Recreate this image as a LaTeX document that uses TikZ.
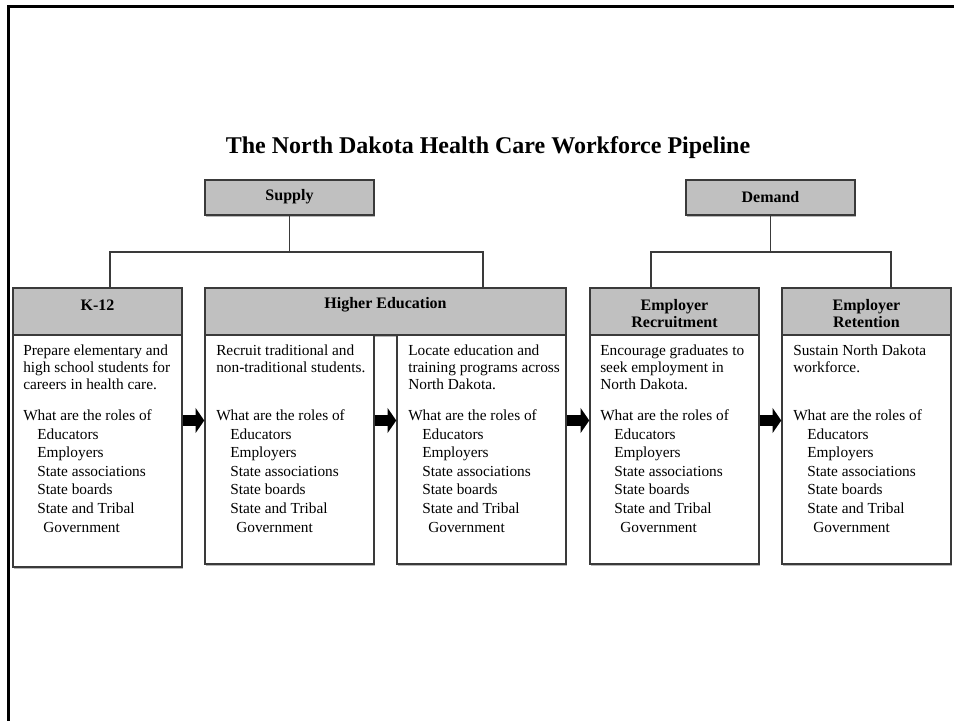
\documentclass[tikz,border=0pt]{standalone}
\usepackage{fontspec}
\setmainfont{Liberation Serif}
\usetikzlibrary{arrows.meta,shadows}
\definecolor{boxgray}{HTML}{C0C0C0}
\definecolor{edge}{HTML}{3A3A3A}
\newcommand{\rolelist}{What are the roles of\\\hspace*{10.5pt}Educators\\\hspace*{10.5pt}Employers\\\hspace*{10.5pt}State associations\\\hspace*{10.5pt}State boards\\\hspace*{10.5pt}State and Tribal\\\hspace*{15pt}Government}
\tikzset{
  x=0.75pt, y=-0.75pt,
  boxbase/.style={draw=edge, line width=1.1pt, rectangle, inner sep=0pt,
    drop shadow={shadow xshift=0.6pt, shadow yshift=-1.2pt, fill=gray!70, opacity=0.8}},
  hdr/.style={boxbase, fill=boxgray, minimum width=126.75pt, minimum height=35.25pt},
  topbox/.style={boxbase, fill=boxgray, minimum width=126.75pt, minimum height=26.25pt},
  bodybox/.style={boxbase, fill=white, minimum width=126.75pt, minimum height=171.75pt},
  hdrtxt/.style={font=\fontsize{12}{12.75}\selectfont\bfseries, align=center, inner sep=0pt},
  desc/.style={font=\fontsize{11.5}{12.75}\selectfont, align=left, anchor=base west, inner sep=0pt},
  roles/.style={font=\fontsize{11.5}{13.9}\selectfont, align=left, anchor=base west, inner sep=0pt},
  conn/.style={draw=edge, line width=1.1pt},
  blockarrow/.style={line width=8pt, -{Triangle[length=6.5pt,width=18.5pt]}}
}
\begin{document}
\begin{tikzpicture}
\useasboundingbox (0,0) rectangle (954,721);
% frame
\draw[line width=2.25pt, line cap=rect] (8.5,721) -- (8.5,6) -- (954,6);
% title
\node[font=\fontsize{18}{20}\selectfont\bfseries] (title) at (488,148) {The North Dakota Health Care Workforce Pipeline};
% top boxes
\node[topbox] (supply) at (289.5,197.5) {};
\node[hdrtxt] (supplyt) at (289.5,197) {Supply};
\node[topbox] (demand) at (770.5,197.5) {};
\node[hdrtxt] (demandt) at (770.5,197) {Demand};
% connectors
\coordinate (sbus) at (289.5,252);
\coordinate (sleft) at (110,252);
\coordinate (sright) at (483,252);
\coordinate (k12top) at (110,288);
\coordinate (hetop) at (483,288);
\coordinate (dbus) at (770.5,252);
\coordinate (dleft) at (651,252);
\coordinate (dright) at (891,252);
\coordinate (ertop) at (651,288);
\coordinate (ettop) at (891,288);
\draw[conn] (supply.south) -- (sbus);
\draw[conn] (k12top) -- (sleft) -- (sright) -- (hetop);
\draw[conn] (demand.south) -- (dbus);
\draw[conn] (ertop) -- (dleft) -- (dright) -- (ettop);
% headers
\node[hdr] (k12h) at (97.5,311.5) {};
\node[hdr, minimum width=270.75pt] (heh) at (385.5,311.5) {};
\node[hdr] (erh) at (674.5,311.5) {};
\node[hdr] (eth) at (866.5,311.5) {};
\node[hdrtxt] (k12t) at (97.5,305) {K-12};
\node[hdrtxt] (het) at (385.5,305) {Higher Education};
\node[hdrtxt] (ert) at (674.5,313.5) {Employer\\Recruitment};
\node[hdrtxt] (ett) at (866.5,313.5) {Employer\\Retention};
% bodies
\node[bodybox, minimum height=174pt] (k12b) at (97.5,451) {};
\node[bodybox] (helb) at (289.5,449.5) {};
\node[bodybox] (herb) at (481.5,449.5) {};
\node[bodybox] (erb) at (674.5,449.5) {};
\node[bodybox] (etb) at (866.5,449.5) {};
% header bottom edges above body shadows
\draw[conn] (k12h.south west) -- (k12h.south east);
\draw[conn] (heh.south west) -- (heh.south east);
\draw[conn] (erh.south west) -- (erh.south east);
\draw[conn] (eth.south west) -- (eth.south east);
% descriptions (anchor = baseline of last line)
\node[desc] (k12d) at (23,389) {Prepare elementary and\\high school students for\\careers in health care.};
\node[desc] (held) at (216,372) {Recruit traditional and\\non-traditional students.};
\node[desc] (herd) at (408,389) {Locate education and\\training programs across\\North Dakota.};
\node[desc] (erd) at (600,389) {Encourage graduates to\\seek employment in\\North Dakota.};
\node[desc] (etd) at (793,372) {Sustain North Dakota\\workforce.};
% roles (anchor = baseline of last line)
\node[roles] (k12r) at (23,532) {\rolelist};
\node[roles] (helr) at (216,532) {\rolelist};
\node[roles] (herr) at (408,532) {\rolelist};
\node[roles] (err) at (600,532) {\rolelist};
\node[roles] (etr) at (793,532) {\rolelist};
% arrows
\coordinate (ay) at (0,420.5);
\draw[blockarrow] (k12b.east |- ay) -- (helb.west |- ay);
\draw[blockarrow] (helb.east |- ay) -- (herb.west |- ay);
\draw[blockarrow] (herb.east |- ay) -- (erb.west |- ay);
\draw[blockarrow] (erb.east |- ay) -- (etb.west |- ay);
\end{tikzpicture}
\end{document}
######
(Task requirements) Repeat verbatim all the material, but not the pictures.

(Answer for the task)
Recreate this image as a LaTeX document that uses TikZ.
\documentclass[tikz,border=0pt]{standalone}
\usepackage{fontspec}
\setmainfont{Liberation Serif}
\usetikzlibrary{arrows.meta,shadows}
\definecolor{boxgray}{HTML}{C0C0C0}
\definecolor{edge}{HTML}{3A3A3A}
\newcommand{\rolelist}{What are the roles of\\\hspace*{10.5pt}Educators\\\hspace*{10.5pt}Employers\\\hspace*{10.5pt}State associations\\\hspace*{10.5pt}State boards\\\hspace*{10.5pt}State and Tribal\\\hspace*{15pt}Government}
\tikzset{
  x=0.75pt, y=-0.75pt,
  boxbase/.style={draw=edge, line width=1.1pt, rectangle, inner sep=0pt,
    drop shadow={shadow xshift=0.6pt, shadow yshift=-1.2pt, fill=gray!70, opacity=0.8}},
  hdr/.style={boxbase, fill=boxgray, minimum width=126.75pt, minimum height=35.25pt},
  topbox/.style={boxbase, fill=boxgray, minimum width=126.75pt, minimum height=26.25pt},
  bodybox/.style={boxbase, fill=white, minimum width=126.75pt, minimum height=171.75pt},
  hdrtxt/.style={font=\fontsize{12}{12.75}\selectfont\bfseries, align=center, inner sep=0pt},
  desc/.style={font=\fontsize{11.5}{12.75}\selectfont, align=left, anchor=base west, inner sep=0pt},
  roles/.style={font=\fontsize{11.5}{13.9}\selectfont, align=left, anchor=base west, inner sep=0pt},
  conn/.style={draw=edge, line width=1.1pt},
  blockarrow/.style={line width=8pt, -{Triangle[length=6.5pt,width=18.5pt]}}
}
\begin{document}
\begin{tikzpicture}
\useasboundingbox (0,0) rectangle (954,721);
% frame
\draw[line width=2.25pt, line cap=rect] (8.5,721) -- (8.5,6) -- (954,6);
% title
\node[font=\fontsize{18}{20}\selectfont\bfseries] (title) at (488,148) {The North Dakota Health Care Workforce Pipeline};
% top boxes
\node[topbox] (supply) at (289.5,197.5) {};
\node[hdrtxt] (supplyt) at (289.5,197) {Supply};
\node[topbox] (demand) at (770.5,197.5) {};
\node[hdrtxt] (demandt) at (770.5,197) {Demand};
% connectors
\coordinate (sbus) at (289.5,252);
\coordinate (sleft) at (110,252);
\coordinate (sright) at (483,252);
\coordinate (k12top) at (110,288);
\coordinate (hetop) at (483,288);
\coordinate (dbus) at (770.5,252);
\coordinate (dleft) at (651,252);
\coordinate (dright) at (891,252);
\coordinate (ertop) at (651,288);
\coordinate (ettop) at (891,288);
\draw[conn] (supply.south) -- (sbus);
\draw[conn] (k12top) -- (sleft) -- (sright) -- (hetop);
\draw[conn] (demand.south) -- (dbus);
\draw[conn] (ertop) -- (dleft) -- (dright) -- (ettop);
% headers
\node[hdr] (k12h) at (97.5,311.5) {};
\node[hdr, minimum width=270.75pt] (heh) at (385.5,311.5) {};
\node[hdr] (erh) at (674.5,311.5) {};
\node[hdr] (eth) at (866.5,311.5) {};
\node[hdrtxt] (k12t) at (97.5,305) {K-12};
\node[hdrtxt] (het) at (385.5,305) {Higher Education};
\node[hdrtxt] (ert) at (674.5,313.5) {Employer\\Recruitment};
\node[hdrtxt] (ett) at (866.5,313.5) {Employer\\Retention};
% bodies
\node[bodybox, minimum height=174pt] (k12b) at (97.5,451) {};
\node[bodybox] (helb) at (289.5,449.5) {};
\node[bodybox] (herb) at (481.5,449.5) {};
\node[bodybox] (erb) at (674.5,449.5) {};
\node[bodybox] (etb) at (866.5,449.5) {};
% header bottom edges above body shadows
\draw[conn] (k12h.south west) -- (k12h.south east);
\draw[conn] (heh.south west) -- (heh.south east);
\draw[conn] (erh.south west) -- (erh.south east);
\draw[conn] (eth.south west) -- (eth.south east);
% descriptions (anchor = baseline of last line)
\node[desc] (k12d) at (23,389) {Prepare elementary and\\high school students for\\careers in health care.};
\node[desc] (held) at (216,372) {Recruit traditional and\\non-traditional students.};
\node[desc] (herd) at (408,389) {Locate education and\\training programs across\\North Dakota.};
\node[desc] (erd) at (600,389) {Encourage graduates to\\seek employment in\\North Dakota.};
\node[desc] (etd) at (793,372) {Sustain North Dakota\\workforce.};
% roles (anchor = baseline of last line)
\node[roles] (k12r) at (23,532) {\rolelist};
\node[roles] (helr) at (216,532) {\rolelist};
\node[roles] (herr) at (408,532) {\rolelist};
\node[roles] (err) at (600,532) {\rolelist};
\node[roles] (etr) at (793,532) {\rolelist};
% arrows
\coordinate (ay) at (0,420.5);
\draw[blockarrow] (k12b.east |- ay) -- (helb.west |- ay);
\draw[blockarrow] (helb.east |- ay) -- (herb.west |- ay);
\draw[blockarrow] (herb.east |- ay) -- (erb.west |- ay);
\draw[blockarrow] (erb.east |- ay) -- (etb.west |- ay);
\end{tikzpicture}
\end{document}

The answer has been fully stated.